#### Recorded information ####
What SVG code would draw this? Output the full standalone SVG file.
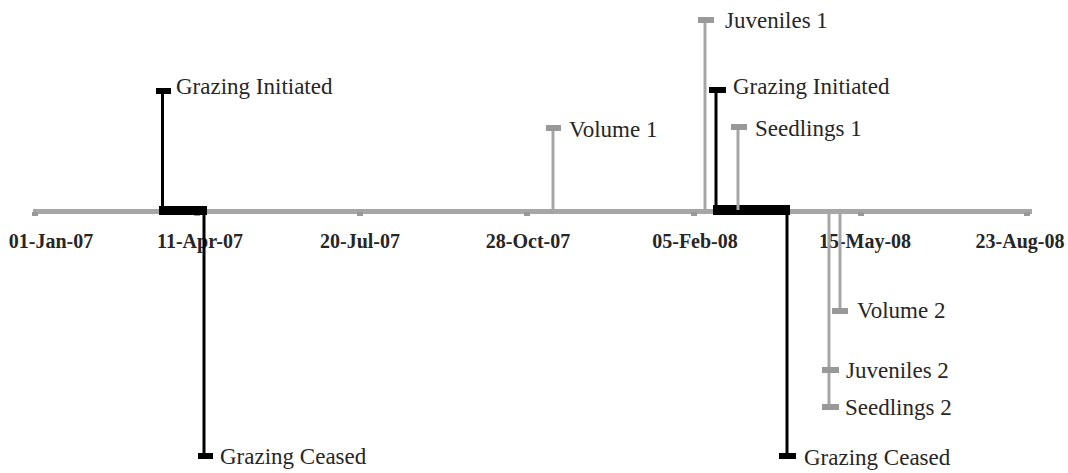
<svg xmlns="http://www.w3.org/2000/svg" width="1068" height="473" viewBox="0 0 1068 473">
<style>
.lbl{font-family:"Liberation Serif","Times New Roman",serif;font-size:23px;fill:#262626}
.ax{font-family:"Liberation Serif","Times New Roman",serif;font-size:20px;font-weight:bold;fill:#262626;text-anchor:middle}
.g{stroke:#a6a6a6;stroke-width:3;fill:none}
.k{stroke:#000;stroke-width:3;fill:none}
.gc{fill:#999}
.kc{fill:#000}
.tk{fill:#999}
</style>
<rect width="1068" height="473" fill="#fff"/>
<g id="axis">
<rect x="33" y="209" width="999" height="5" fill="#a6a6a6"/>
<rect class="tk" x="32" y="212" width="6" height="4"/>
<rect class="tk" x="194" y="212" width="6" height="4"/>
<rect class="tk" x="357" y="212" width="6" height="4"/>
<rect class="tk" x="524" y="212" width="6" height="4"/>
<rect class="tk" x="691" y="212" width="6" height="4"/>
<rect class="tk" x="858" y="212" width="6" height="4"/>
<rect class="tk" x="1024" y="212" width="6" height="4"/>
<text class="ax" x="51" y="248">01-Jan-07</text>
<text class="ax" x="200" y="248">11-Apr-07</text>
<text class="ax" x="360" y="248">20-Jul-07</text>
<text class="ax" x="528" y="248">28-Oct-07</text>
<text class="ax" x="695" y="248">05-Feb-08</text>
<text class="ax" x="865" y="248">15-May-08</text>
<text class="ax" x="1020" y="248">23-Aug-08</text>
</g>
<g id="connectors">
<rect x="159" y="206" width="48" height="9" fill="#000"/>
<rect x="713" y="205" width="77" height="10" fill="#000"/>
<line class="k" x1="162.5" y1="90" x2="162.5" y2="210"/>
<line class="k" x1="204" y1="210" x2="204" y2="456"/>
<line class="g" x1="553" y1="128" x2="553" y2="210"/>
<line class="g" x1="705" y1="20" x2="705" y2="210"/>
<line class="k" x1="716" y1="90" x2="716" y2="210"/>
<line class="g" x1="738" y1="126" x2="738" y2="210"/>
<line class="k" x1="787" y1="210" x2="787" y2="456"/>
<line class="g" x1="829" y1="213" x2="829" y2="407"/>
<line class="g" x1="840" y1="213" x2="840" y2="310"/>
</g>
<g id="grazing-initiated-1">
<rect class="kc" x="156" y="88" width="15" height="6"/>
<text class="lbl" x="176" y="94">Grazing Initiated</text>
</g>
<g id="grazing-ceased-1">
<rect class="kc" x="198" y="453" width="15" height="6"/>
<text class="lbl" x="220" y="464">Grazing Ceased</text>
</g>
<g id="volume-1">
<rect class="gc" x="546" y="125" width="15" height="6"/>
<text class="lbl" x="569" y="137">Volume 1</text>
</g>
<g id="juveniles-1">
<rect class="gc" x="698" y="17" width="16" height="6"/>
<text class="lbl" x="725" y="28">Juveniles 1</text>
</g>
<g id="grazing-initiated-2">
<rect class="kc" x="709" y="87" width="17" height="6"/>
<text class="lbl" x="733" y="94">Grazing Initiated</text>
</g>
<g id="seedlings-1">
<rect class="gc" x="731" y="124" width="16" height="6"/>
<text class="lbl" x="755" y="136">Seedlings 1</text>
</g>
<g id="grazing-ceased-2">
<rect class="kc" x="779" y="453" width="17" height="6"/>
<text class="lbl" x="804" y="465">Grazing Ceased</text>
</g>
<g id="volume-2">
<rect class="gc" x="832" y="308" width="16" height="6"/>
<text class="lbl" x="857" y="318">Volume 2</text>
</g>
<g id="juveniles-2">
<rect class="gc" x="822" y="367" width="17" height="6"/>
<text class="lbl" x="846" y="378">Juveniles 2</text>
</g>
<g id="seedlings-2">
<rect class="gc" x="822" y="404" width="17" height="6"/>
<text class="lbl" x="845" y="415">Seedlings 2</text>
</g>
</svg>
####
Except for the pictures, reproduce every line exactly.

What SVG code would draw this? Output the full standalone SVG file.
<svg xmlns="http://www.w3.org/2000/svg" width="1068" height="473" viewBox="0 0 1068 473">
<style>
.lbl{font-family:"Liberation Serif","Times New Roman",serif;font-size:23px;fill:#262626}
.ax{font-family:"Liberation Serif","Times New Roman",serif;font-size:20px;font-weight:bold;fill:#262626;text-anchor:middle}
.g{stroke:#a6a6a6;stroke-width:3;fill:none}
.k{stroke:#000;stroke-width:3;fill:none}
.gc{fill:#999}
.kc{fill:#000}
.tk{fill:#999}
</style>
<rect width="1068" height="473" fill="#fff"/>
<g id="axis">
<rect x="33" y="209" width="999" height="5" fill="#a6a6a6"/>
<rect class="tk" x="32" y="212" width="6" height="4"/>
<rect class="tk" x="194" y="212" width="6" height="4"/>
<rect class="tk" x="357" y="212" width="6" height="4"/>
<rect class="tk" x="524" y="212" width="6" height="4"/>
<rect class="tk" x="691" y="212" width="6" height="4"/>
<rect class="tk" x="858" y="212" width="6" height="4"/>
<rect class="tk" x="1024" y="212" width="6" height="4"/>
<text class="ax" x="51" y="248">01-Jan-07</text>
<text class="ax" x="200" y="248">11-Apr-07</text>
<text class="ax" x="360" y="248">20-Jul-07</text>
<text class="ax" x="528" y="248">28-Oct-07</text>
<text class="ax" x="695" y="248">05-Feb-08</text>
<text class="ax" x="865" y="248">15-May-08</text>
<text class="ax" x="1020" y="248">23-Aug-08</text>
</g>
<g id="connectors">
<rect x="159" y="206" width="48" height="9" fill="#000"/>
<rect x="713" y="205" width="77" height="10" fill="#000"/>
<line class="k" x1="162.5" y1="90" x2="162.5" y2="210"/>
<line class="k" x1="204" y1="210" x2="204" y2="456"/>
<line class="g" x1="553" y1="128" x2="553" y2="210"/>
<line class="g" x1="705" y1="20" x2="705" y2="210"/>
<line class="k" x1="716" y1="90" x2="716" y2="210"/>
<line class="g" x1="738" y1="126" x2="738" y2="210"/>
<line class="k" x1="787" y1="210" x2="787" y2="456"/>
<line class="g" x1="829" y1="213" x2="829" y2="407"/>
<line class="g" x1="840" y1="213" x2="840" y2="310"/>
</g>
<g id="grazing-initiated-1">
<rect class="kc" x="156" y="88" width="15" height="6"/>
<text class="lbl" x="176" y="94">Grazing Initiated</text>
</g>
<g id="grazing-ceased-1">
<rect class="kc" x="198" y="453" width="15" height="6"/>
<text class="lbl" x="220" y="464">Grazing Ceased</text>
</g>
<g id="volume-1">
<rect class="gc" x="546" y="125" width="15" height="6"/>
<text class="lbl" x="569" y="137">Volume 1</text>
</g>
<g id="juveniles-1">
<rect class="gc" x="698" y="17" width="16" height="6"/>
<text class="lbl" x="725" y="28">Juveniles 1</text>
</g>
<g id="grazing-initiated-2">
<rect class="kc" x="709" y="87" width="17" height="6"/>
<text class="lbl" x="733" y="94">Grazing Initiated</text>
</g>
<g id="seedlings-1">
<rect class="gc" x="731" y="124" width="16" height="6"/>
<text class="lbl" x="755" y="136">Seedlings 1</text>
</g>
<g id="grazing-ceased-2">
<rect class="kc" x="779" y="453" width="17" height="6"/>
<text class="lbl" x="804" y="465">Grazing Ceased</text>
</g>
<g id="volume-2">
<rect class="gc" x="832" y="308" width="16" height="6"/>
<text class="lbl" x="857" y="318">Volume 2</text>
</g>
<g id="juveniles-2">
<rect class="gc" x="822" y="367" width="17" height="6"/>
<text class="lbl" x="846" y="378">Juveniles 2</text>
</g>
<g id="seedlings-2">
<rect class="gc" x="822" y="404" width="17" height="6"/>
<text class="lbl" x="845" y="415">Seedlings 2</text>
</g>
</svg>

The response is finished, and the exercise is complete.